Even despite her longtime friendship with Sarauw, Cranston insisted that she threw her electoral support behind her former boss, Governor Albert Bryan. 

“When I go to the polls, when I went to the primary, I am secure in my decision because at the end of the day, I know where my bread is buttered.”

Cranston does not know who gave the order that she be fired. Consortium journalists reached out to the Governor’s Office prior to the Sunday morning interview, but were told that Government House makes it a policy not to comment on personnel matters and thus none would be forthcoming. However following our outreach, and just ahead of her testimony before Consortium cameras, Cranston disclosed that unnamed people close to the administration had been reaching out asking her not to do the interview, which as of Sunday night had been viewed over 23,000 times and shared by over 200 people.

That outreach, according to Cranston, was too little, too late. 

“I am here because I have a little girl. I have a daughter, and I have to show her that when somebody wrongs you, you stand up. It doesn't matter what the circumstance is, you fight….I don’t know if they expected me to just take it, but I can’t. I know better. I have the knowledge and the competence to know better.”
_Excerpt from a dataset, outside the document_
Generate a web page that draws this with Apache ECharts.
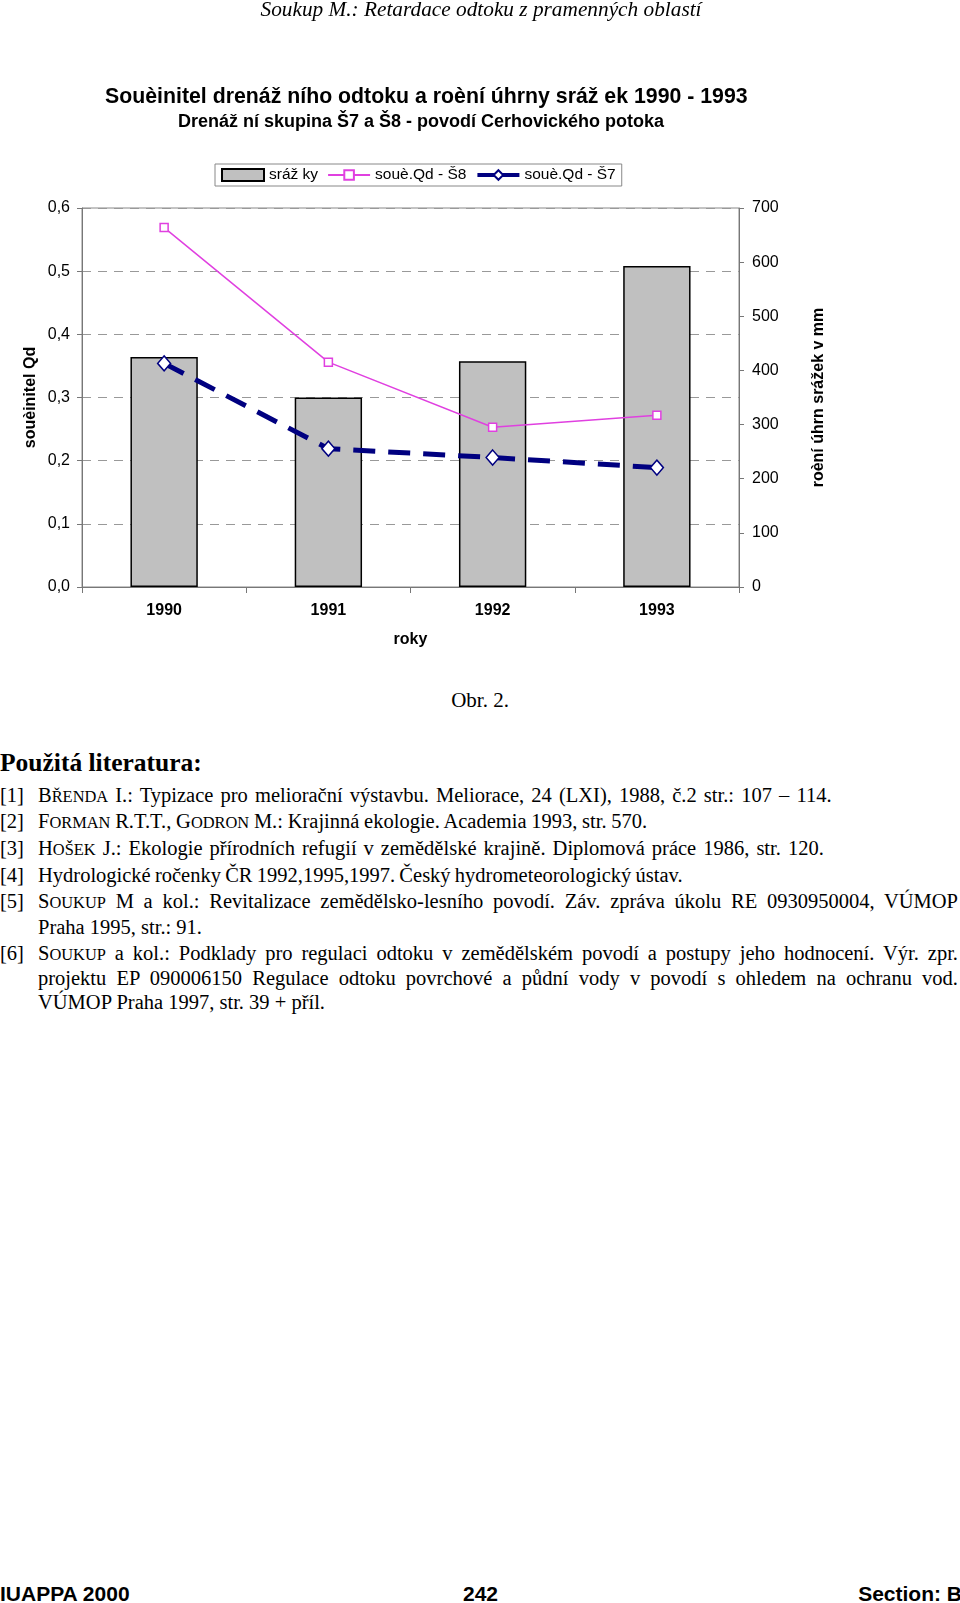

Hours after the interview, the Consortium received another message from Government House. It read, “Government House is aware of the public accusations by Mrs. Danielle Cranston about unfair employment practices by the Virgin Islands Government.  While it is standard employment practice not to comment on personnel matters in the workplace, to protect a current or former employee, if it is Mrs. Cranston choice, she will be offered the opportunity to appeal her separation in the appropriate setting. There will be no further comment until the personnel matter has been addressed by all parties concerned."